What the exercise asks: Pick out the lines below that contain the string "this" and copy them all.

## Start Items

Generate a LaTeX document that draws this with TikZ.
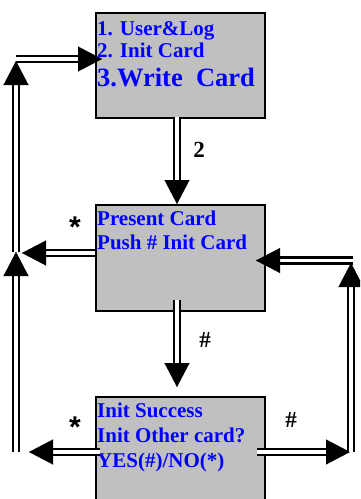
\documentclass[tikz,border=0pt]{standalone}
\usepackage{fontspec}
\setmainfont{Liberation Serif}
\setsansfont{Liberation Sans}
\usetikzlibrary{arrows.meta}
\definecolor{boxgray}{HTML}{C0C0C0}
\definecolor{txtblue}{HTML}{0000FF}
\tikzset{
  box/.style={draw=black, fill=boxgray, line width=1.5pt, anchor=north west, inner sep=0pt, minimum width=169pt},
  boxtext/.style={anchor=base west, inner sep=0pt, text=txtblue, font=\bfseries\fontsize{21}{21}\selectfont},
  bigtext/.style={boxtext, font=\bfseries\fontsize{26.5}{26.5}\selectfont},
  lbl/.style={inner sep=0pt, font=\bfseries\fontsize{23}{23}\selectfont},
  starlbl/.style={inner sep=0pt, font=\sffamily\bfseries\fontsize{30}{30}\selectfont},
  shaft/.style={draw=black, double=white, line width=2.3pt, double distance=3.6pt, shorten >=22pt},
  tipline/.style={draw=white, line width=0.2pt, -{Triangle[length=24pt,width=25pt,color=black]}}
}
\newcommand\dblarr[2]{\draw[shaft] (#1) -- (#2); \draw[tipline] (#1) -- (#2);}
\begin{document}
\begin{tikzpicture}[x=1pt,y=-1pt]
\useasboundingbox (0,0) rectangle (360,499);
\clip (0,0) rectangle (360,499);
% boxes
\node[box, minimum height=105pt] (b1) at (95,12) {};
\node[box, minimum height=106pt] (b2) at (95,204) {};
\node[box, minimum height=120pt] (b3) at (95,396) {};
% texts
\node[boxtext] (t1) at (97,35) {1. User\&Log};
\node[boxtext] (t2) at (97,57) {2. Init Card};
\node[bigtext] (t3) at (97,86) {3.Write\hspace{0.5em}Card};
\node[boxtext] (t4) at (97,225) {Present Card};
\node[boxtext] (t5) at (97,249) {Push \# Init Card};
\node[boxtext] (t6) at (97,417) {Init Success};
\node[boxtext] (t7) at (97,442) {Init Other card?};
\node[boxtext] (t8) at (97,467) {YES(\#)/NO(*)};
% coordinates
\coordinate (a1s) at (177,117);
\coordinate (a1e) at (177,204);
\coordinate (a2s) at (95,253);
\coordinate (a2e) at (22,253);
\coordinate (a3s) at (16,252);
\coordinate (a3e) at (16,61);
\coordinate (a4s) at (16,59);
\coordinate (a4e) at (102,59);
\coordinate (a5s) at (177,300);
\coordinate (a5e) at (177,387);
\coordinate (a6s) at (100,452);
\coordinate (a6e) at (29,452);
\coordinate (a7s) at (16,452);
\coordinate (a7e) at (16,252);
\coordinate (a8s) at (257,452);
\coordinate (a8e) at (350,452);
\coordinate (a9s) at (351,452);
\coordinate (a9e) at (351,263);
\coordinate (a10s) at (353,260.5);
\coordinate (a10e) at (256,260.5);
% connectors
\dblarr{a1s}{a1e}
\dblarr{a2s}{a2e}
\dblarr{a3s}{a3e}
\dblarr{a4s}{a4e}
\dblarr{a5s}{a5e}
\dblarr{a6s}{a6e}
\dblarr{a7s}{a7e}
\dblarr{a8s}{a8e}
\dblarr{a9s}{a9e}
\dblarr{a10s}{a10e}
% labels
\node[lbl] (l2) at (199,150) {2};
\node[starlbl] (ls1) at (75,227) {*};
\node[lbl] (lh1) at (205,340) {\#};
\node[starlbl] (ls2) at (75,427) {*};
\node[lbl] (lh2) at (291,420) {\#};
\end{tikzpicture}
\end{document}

## End Items
## Start Items

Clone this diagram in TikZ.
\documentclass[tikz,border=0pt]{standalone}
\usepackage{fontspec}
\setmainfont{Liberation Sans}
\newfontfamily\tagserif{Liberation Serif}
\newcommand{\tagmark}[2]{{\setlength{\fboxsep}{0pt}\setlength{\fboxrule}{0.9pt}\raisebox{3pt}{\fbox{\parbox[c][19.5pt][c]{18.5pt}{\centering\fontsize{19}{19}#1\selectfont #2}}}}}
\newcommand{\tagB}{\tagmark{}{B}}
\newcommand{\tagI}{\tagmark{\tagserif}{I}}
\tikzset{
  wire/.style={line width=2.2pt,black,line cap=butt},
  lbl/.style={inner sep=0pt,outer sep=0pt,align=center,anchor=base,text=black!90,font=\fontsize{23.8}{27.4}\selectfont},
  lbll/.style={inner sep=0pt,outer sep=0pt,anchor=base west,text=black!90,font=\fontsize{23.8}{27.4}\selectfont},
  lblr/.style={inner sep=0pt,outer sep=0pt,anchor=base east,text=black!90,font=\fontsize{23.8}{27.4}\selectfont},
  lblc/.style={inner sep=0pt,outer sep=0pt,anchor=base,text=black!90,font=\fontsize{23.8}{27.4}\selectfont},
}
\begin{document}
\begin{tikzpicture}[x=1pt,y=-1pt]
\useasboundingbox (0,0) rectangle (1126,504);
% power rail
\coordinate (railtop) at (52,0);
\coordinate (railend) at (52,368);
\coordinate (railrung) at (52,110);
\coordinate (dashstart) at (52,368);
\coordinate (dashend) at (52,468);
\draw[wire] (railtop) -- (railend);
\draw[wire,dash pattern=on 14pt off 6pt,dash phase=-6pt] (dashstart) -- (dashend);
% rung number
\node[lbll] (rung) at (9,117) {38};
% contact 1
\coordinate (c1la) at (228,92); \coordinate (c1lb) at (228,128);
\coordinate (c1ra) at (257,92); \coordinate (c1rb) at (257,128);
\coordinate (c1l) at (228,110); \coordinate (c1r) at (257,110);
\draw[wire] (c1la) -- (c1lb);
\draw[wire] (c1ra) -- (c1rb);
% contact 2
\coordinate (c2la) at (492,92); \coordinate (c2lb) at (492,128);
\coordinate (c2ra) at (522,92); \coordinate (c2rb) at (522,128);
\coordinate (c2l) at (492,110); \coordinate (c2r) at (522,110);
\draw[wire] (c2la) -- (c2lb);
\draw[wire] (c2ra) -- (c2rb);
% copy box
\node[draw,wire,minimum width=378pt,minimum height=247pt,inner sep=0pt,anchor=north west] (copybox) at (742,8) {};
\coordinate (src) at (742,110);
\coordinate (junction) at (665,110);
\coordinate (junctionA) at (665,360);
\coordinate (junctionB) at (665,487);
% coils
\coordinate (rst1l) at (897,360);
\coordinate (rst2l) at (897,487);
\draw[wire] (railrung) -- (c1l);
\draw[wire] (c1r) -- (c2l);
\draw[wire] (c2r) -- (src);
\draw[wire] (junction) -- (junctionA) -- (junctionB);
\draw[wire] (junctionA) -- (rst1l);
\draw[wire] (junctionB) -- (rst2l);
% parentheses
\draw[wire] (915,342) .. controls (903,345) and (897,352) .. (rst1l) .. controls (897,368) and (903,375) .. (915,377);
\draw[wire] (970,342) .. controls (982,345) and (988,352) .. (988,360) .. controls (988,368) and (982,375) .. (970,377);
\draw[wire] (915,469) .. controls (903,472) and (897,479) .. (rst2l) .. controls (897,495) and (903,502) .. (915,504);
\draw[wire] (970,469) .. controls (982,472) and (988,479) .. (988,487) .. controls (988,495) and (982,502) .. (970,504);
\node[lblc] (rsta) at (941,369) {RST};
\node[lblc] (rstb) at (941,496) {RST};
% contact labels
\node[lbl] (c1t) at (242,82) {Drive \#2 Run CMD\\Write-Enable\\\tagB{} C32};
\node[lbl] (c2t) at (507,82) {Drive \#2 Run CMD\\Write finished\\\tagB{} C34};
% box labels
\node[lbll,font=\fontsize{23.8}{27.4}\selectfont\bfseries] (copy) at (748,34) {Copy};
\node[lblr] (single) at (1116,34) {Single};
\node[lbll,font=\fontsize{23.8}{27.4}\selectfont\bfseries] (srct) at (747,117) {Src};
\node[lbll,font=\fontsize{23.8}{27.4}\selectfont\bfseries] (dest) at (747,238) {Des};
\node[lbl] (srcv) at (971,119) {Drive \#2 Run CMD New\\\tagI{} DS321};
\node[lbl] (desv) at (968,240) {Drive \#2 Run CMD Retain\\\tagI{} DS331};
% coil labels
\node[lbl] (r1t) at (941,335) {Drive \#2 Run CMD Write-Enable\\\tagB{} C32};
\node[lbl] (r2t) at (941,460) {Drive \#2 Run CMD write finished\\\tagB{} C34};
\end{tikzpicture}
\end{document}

## End Items

Result of the exercise:
Generate a LaTeX document that draws this with TikZ.
Clone this diagram in TikZ.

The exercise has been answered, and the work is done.